Kid-Friendly Ways to Explore Aviation

Summer is here, and if you’re like me, you’re always searching for fun, educational activities to keep your kids occupied during summer break! Since Team SHD loves all things aviation, we’ve put together a list of fun aviation-related activities, programs, and resources for kids of all ages. We hope the kids in your life will love exploring the friendly skies and learning more about aviation this summer! 

For Elementary School Kids

The Federal Aviation Administration (FAA) provides wonderful resources for introducing elementary school students to the amazing world of aviation. Kids that love hands-on learning will enjoy working their way through this list of aviation related experiments. Each experiment demonstrates an aviation principle using common and easy-to-find supplies. One of our favorites is the Which is Stronger, You or Air? experiment that demonstrates the concept of “lift” using only a ruler and a piece of newspaper.

For kids that love video games, the Airport Design Challenge game will surely be a hit! This STEM-based activity challenges kids to design a virtual airport in Minecraft based on guidance from FAA aerospace engineers and experts. Kids are encouraged to do the activity as a group, so it’s the perfect opportunity for siblings or friends to work together! 

If the kids in your life are curious about space travel, check out NASA’s Kids’ Club. Kids can play games, enjoy fun STEM activities, and even launch a rocket! Your young astronaut will love NASA’s engaging approach to all things space. 

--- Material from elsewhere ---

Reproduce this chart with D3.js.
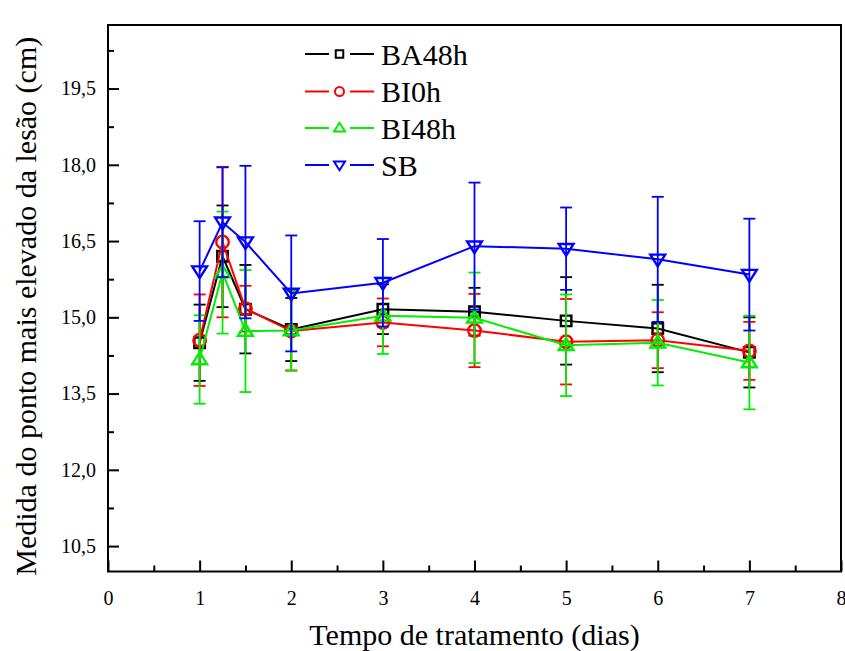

The Shenandoah Valley is lucky to have a wonderful aviation exhibit at the Explore More Museum in Harrisonburg. The Take Flight exhibit features a full-size Beechcraft King Air 90 fuselage, a mock control tower, an airport lounge, and more! Kids are encouraged to let their imaginations soar as they try on a variety of aviation roles.

For Middle School Kids

The FAA keeps the aviation fun going with a great list of activities for middle schoolers. From making a compass to learning about concepts like wingspan through designing a paper airplane, there’s a wide variety of activities to keep your child occupied. One of our favorites on the list is the “A Real Gem” experiment, where kids can use common household items to build a hovercraft! 

NASA has also compiled a fascinating collection of activities for middle schoolers. From building activities to video game based modules, NASA puts an emphasis on fun and learning. Be sure to also check out the Citizen Science section of the website, where opportunities for kids to help scientists with real NASA projects are posted! 

If being a pilot is of interest to your child, check out the Redbird Virtual STEM Lab, that uses a flight simulator to teach aviation science. The simulator is free, but students will need access to the internet and YouTube. Redbird also offers a number of engaging modules about piloting, aviation mechanics, aviation weather, and more! Middle schoolers interested in becoming pilots, especially in the military, also have a unique opportunity to start training early through the Civil Air Patrol (CAP) Cadet Program. The CAP program focuses on four areas to develop future pilots – leadership, aerospace, fitness, and character. CAP is a great way for kids to not only learn about aviation but also provides a glimpse of military life. 

If you’re looking for an aviation themed road trip with your middle schooler, Shannon Air Museum in Fredericksburg is home to one of the rarest collections of airplanes and aviation artifacts in the world. This family friendly museum combines history with hands-on activities to spark the imaginations of aviation enthusiasts of all ages. The museum operates Monday – Saturday from 10 am – 4 pm with the last tour starting at 3 pm. 

For High School Students

The FAA didn’t forget about high school students in its aviation related offerings. The FAA’s list of activities for high school students includes building a model of the 1903 Wright Flyer, exploring gravity with marbles, building a helicopter, and more! One of our favorites is the “Build an Unusual Paper Airplane” task, which uses household materials to craft a plane unlike any you’ve seen before! 

For 9th – 12th graders, NASA has many exciting ways for students to learn about and get involved with NASA. Click here to check out NASA’s activities for high schoolers. For students interested in careers with NASA or in aviation, be sure to head over to the NASA internship page for a list of opportunities! The Redwing Virtual STEM Lab and the Civil Air Patrol (CAP) Cadet Program mentioned earlier are also open to high school students. 

To give your high schooler an unforgettable aviation experience, check out NASA’s Wallops Flight Facility. Wallops was established in 1945 and continues to be a busy facility for conducting research using suborbital vehicles. More than 16,000 rockets have been launched from Wallops, and many launches are open to the public! Check out the Wallops Launch Schedule to plan a visit to see a launch firsthand – definitely a must do for any aviation novices and enthusiasts alike! Be sure to head over to the Visitor’s Center at Wallops while you’re there to explore their engaging exhibits about space.

We hope the kids in your life will love exploring aviation this summer! You never know what will spark the imagination and when that spark could turn into a lifelong career.